By: Robert Grote, CPA, Partner, Manufacturing & Distribution Practice Leader
In business, timing is everything, even when it comes to your business’ exit strategy. The best strategies used years ago are not necessarily the best strategies to be used today. Years ago, there were many viable options available to owners, but in today’s economy, many of those options are no longer available or are less favorable to business owners.
With current market conditions, there are fewer acquisitions of private businesses by public companies. Private companies are no longer being sold for large multiples of earnings, and current management typically does not have the financial capacity to fund buy-outs. That is why an Employee Stock Ownership Plan (ESOP) may be the right exit strategy for you. It is estimated that over 10 million employees in over 11,000 companies, most of them closely held, participate in ESOPs, so it is a widely used exit strategy, as well as an excellent method of giving employees ownership of a company. Are you approaching retirement age? Do you have an exit plan in place? Is all of your net worth tied up in your business? If you answered “yes” to any of these questions, then now is the time to consider an ESOP. The following will overview the process, its benefits, and the steps and criteria necessary to make the program successful.

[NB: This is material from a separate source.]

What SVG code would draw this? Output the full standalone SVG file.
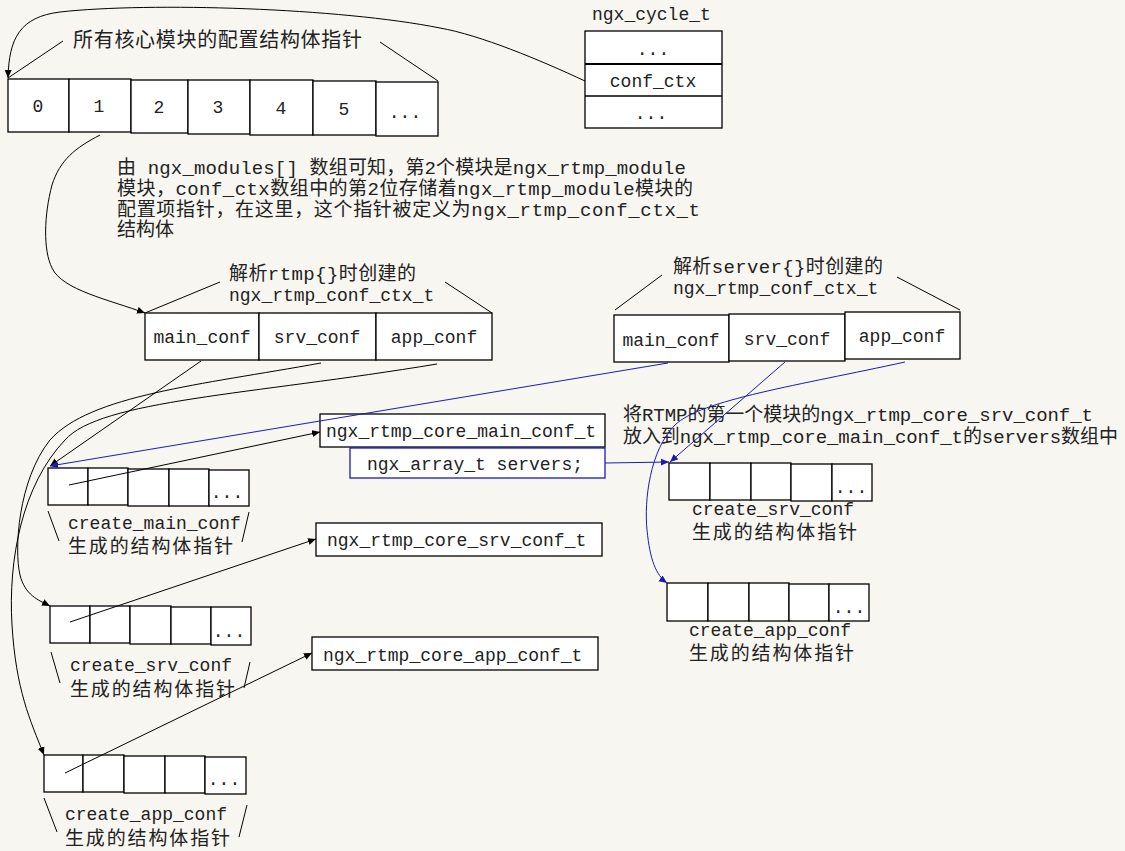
<svg xmlns="http://www.w3.org/2000/svg" width="1125" height="851" viewBox="0 0 1125 851">
<defs>
<style>
.bg{fill:#f8f6f0}
.box{fill:#fff;stroke:#000;stroke-width:1.3}
.bbox{fill:#fff;stroke:#1a1ab8;stroke-width:1.3}
.m{font-family:"Liberation Mono","Noto Sans CJK SC",monospace;font-size:18px;fill:#222}
.c{font-family:"Noto Sans CJK SC",sans-serif;font-size:20px;fill:#222}
.c2{font-family:"Noto Sans CJK SC",sans-serif;font-size:19px;fill:#222}
.x{font-family:"Liberation Mono","Noto Sans CJK SC",monospace;font-size:19px;fill:#222}
.ln{fill:none;stroke:#000;stroke-width:1}
.bl{fill:none;stroke:#1a1ab8;stroke-width:1}
.ar{marker-end:url(#ah)}
.bar{marker-end:url(#bh)}
</style>
<marker id="ah" markerUnits="userSpaceOnUse" markerWidth="9" markerHeight="8" refX="8" refY="4" orient="auto"><path d="M0,0.5 L8,4 L0,7.5 Z" fill="#000"/></marker>
<marker id="bh" markerUnits="userSpaceOnUse" markerWidth="9" markerHeight="8" refX="8" refY="4" orient="auto"><path d="M0,0.5 L8,4 L0,7.5 Z" fill="#1a1ab8"/></marker>
</defs>
<rect class="bg" x="0" y="0" width="1125" height="851"/>

<g id="top-array">
<text class="c" x="73" y="47" textLength="289">所有核心模块的配置结构体指针</text>
<line class="ln" x1="63" y1="41" x2="8" y2="78"/>
<line class="ln" x1="380" y1="42" x2="438" y2="81"/>
<rect class="box" x="8" y="79" width="61" height="53"/>
<rect class="box" x="69" y="79" width="62" height="53"/>
<rect class="box" x="131" y="80" width="57" height="53"/>
<rect class="box" x="188" y="80" width="62" height="54"/>
<rect class="box" x="250" y="80" width="63" height="55"/>
<rect class="box" x="313" y="81" width="63" height="54"/>
<rect class="box" x="376" y="82" width="62" height="54"/>
<text class="m" x="38" y="112" text-anchor="middle">0</text>
<text class="m" x="99" y="112" text-anchor="middle">1</text>
<text class="m" x="159" y="113" text-anchor="middle">2</text>
<text class="m" x="218" y="113" text-anchor="middle">3</text>
<text class="m" x="281" y="114" text-anchor="middle">4</text>
<text class="m" x="344" y="115" text-anchor="middle">5</text>
<text class="m" x="405" y="118" text-anchor="middle">...</text>
</g>

<g id="ngx-cycle-t">
<text class="m" x="592" y="20">ngx_cycle_t</text>
<rect class="box" x="585" y="31" width="137" height="97"/>
<line x1="585" y1="64" x2="722" y2="64" stroke="#000" stroke-width="2.2"/>
<line x1="585" y1="96" x2="722" y2="96" stroke="#000" stroke-width="1.3"/>
<text class="m" x="653" y="55" text-anchor="middle">...</text>
<text class="m" x="653" y="87" text-anchor="middle">conf_ctx</text>
<text class="m" x="651" y="119" text-anchor="middle">...</text>
</g>

<g id="note">
<text class="x" x="117" y="174" textLength="569">由 ngx_modules[] 数组可知，第2个模块是ngx_rtmp_module</text>
<text class="x" x="117" y="195" textLength="576">模块，conf_ctx数组中的第2位存储着ngx_rtmp_module模块的</text>
<text class="x" x="117" y="216" textLength="583">配置项指针，在这里，这个指针被定义为ngx_rtmp_conf_ctx_t</text>
<text class="x" x="117" y="236">结构体</text>
</g>

<g id="rtmp-ctx">
<text class="x" x="229" y="280" textLength="187">解析rtmp{}时创建的</text>
<text class="m" x="229" y="301">ngx_rtmp_conf_ctx_t</text>
<line class="ln" x1="220" y1="282" x2="145" y2="313"/>
<line class="ln" x1="445" y1="282" x2="492" y2="313"/>
<rect class="box" x="145" y="313" width="114" height="47"/>
<rect class="box" x="259" y="313" width="117" height="47"/>
<rect class="box" x="376" y="313" width="116" height="47"/>
<text class="m" x="202" y="343" text-anchor="middle">main_conf</text>
<text class="m" x="317" y="343" text-anchor="middle">srv_conf</text>
<text class="m" x="434" y="343" text-anchor="middle">app_conf</text>
</g>

<g id="server-ctx">
<text class="x" x="673" y="273" textLength="210">解析server{}时创建的</text>
<text class="m" x="673" y="294">ngx_rtmp_conf_ctx_t</text>
<line class="ln" x1="662" y1="275" x2="615" y2="310"/>
<line class="ln" x1="897" y1="277" x2="960" y2="310"/>
<rect class="box" x="614" y="315" width="115" height="47"/>
<rect class="box" x="729" y="314" width="116" height="47"/>
<rect class="box" x="845" y="312" width="115" height="47"/>
<text class="m" x="671" y="346" text-anchor="middle">main_conf</text>
<text class="m" x="787" y="345" text-anchor="middle">srv_conf</text>
<text class="m" x="902" y="342" text-anchor="middle">app_conf</text>
</g>

<g id="core-main-conf">
<rect class="box" x="320" y="414" width="285" height="33"/>
<text class="m" x="326" y="437">ngx_rtmp_core_main_conf_t</text>
<rect class="bbox" x="350" y="448" width="255" height="30"/>
<text class="m" x="475" y="470" text-anchor="middle">ngx_array_t servers;</text>
</g>

<g id="core-srv-conf">
<rect class="box" x="316" y="523" width="286" height="33"/>
<text class="m" x="327" y="546">ngx_rtmp_core_srv_conf_t</text>
</g>

<g id="core-app-conf">
<rect class="box" x="312" y="637" width="286" height="33"/>
<text class="m" x="323" y="661">ngx_rtmp_core_app_conf_t</text>
</g>

<g id="main-array">
<rect class="box" x="48" y="468" width="40" height="37"/>
<rect class="box" x="88" y="468" width="40" height="37"/>
<rect class="box" x="128" y="469" width="41" height="37"/>
<rect class="box" x="169" y="469" width="40" height="37"/>
<rect class="box" x="209" y="470" width="40" height="36"/>
<text class="m" x="227" y="498" text-anchor="middle">...</text>
<line class="ln" x1="48" y1="511" x2="59" y2="541"/>
<line class="ln" x1="249" y1="512" x2="242" y2="542"/>
<text class="m" x="68" y="529">create_main_conf</text>
<text class="c2" x="68" y="553" textLength="165">生成的结构体指针</text>
</g>

<g id="srv-array">
<rect class="box" x="50" y="606" width="40" height="37"/>
<rect class="box" x="90" y="606" width="40" height="37"/>
<rect class="box" x="130" y="606" width="41" height="38"/>
<rect class="box" x="171" y="607" width="40" height="37"/>
<rect class="box" x="211" y="607" width="40" height="38"/>
<text class="m" x="229" y="637" text-anchor="middle">...</text>
<line class="ln" x1="51" y1="652" x2="60" y2="683"/>
<line class="ln" x1="250" y1="662" x2="244" y2="688"/>
<text class="m" x="70" y="671">create_srv_conf</text>
<text class="c2" x="70" y="696" textLength="165">生成的结构体指针</text>
</g>

<g id="app-array">
<rect class="box" x="44" y="755" width="39" height="37"/>
<rect class="box" x="83" y="755" width="41" height="37"/>
<rect class="box" x="124" y="756" width="41" height="37"/>
<rect class="box" x="165" y="756" width="40" height="37"/>
<rect class="box" x="205" y="757" width="41" height="37"/>
<text class="m" x="224" y="785" text-anchor="middle">...</text>
<line class="ln" x1="44" y1="798" x2="57" y2="832"/>
<line class="ln" x1="247" y1="805" x2="239" y2="837"/>
<text class="m" x="65" y="820">create_app_conf</text>
<text class="c2" x="65" y="845" textLength="165">生成的结构体指针</text>
</g>

<g id="note-servers">
<text class="x" x="623" y="421" textLength="470">将RTMP的第一个模块的ngx_rtmp_core_srv_conf_t</text>
<text class="x" x="623" y="443" textLength="495">放入到ngx_rtmp_core_main_conf_t的servers数组中</text>
</g>

<g id="right-srv-array">
<rect class="box" x="669" y="463" width="41" height="37"/>
<rect class="box" x="710" y="463" width="41" height="37"/>
<rect class="box" x="751" y="463" width="40" height="37"/>
<rect class="box" x="791" y="464" width="41" height="37"/>
<rect class="box" x="832" y="464" width="40" height="37"/>
<text class="m" x="851" y="493" text-anchor="middle">...</text>
<text class="m" x="692" y="515">create_srv_conf</text>
<text class="c2" x="692" y="539" textLength="165">生成的结构体指针</text>
</g>

<g id="right-app-array">
<rect class="box" x="667" y="583" width="41" height="38"/>
<rect class="box" x="708" y="583" width="41" height="38"/>
<rect class="box" x="749" y="583" width="40" height="38"/>
<rect class="box" x="789" y="584" width="40" height="37"/>
<rect class="box" x="829" y="584" width="40" height="37"/>
<text class="m" x="849" y="613" text-anchor="middle">...</text>
<text class="m" x="689" y="636">create_app_conf</text>
<text class="c2" x="689" y="660" textLength="165">生成的结构体指针</text>
</g>

<g id="connectors">
<path class="ln ar" d="M585,81 C540,60 480,35 440,28 C340,8 150,2 60,12 C20,17 9,38 8,78"/>
<path class="ln ar" d="M100,135 C75,148 60,160 52,185 C44,215 43,250 52,268 C62,290 110,300 145,313"/>
<path class="ln ar" d="M201,361 L50,466"/>
<path class="ln ar" d="M321,363 C200,385 90,395 50,440 C18,480 14,550 20,575 C25,595 38,600 50,606"/>
<path class="ln ar" d="M437,364 C250,395 100,400 65,440 C22,485 8,560 12,625 C16,690 30,720 44,755"/>
<path class="ln ar" d="M69,485 L320,432"/>
<path class="ln ar" d="M70,622 L316,539"/>
<path class="ln ar" d="M65,773 L312,653"/>
<path class="bl bar" d="M668,363 L50,466"/>
<path class="bl bar" d="M785,362 L670,462"/>
<path class="bl bar" d="M905,362 C800,385 700,400 675,425 C650,450 644,500 647,530 C650,560 656,575 667,583"/>
<path class="bl bar" d="M605,463 L669,462"/>
</g>
</svg>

An employee stock ownership plan (ESOP) is essentially a type of tax-qualified employee pension plan in which most or all of the assets are invested in the employer’s stock. Like profit sharing and 401(k) plans, which are governed by many of the same laws, an ESOP generally includes full-time employees who meet certain age and service requirements.
Employees can acquire shares and ownership through an ESOP that range from 1 percent to 100 percent. Employees usually do not actually buy shares in an ESOP. Instead, the company contributes its shares to the plan, contributes cash to buy its stock (usually over several years for a gradual sale), or, more commonly, uses money borrowed from a bank or other financing source to buy the stock with the loan being repaid with employer contributions to the ESOP.
When outside funding sources are used it is called a leveraged ESOP buy-out. This is common because few companies have the cash on hand necessary to fund a significant buy-out. The company uses proceeds from a bank loan to make the loan to the ESOP. The ESOP buys shares of stock from existing shareholders. The value of the shares is determined by an independent business valuation. The company makes tax-deductible contributions to the ESOP, which the ESOP uses to repay the initial advance from the company. Annual contributions are limited to 25% of the eligible compensation of qualified employees; so obviously, the more employees participating, the larger the annual contribution. The company then takes the repayments from the ESOP and uses it to fund the debt service on the bank loan. Using a leveraged ESOP allows the owners to take all the cash up front. When the owners are paid a lump sum of cash they can use it to purchase qualified replacement property, which can defer the capital gains tax on the sale of the business. This deferral can be permanent. In addition, the owners can borrow against the qualified replacement property, allowing them to make other investments of their choice. Additionally, the stock purchase is done with pre-tax dollars, which reduces the cash flow required to fund the buy-out by almost half. Other benefits of using an ESOP as an exit strategy include the fact that it allows for the continued existence of the organization, allows employees to build value in ownership of the company, and provides owners with a way to cash out without giving up control of the company.
How do you know if your company is a good candidate for an ESOP program? The best way to determine this is to speak with an accountant who has a solid understanding of your company and the options available to you. In general, if your company meets the following conditions, ESOPs could be your ideal exit strategy: strong cash flow, good history with lending sources, a solid client base, competent second tier management, a broad base of employees to be included in contribution calculations, and no licensing requirements relating to ownership.
If your company meets all or most of these conditions, then ESOPs may be an attractive option.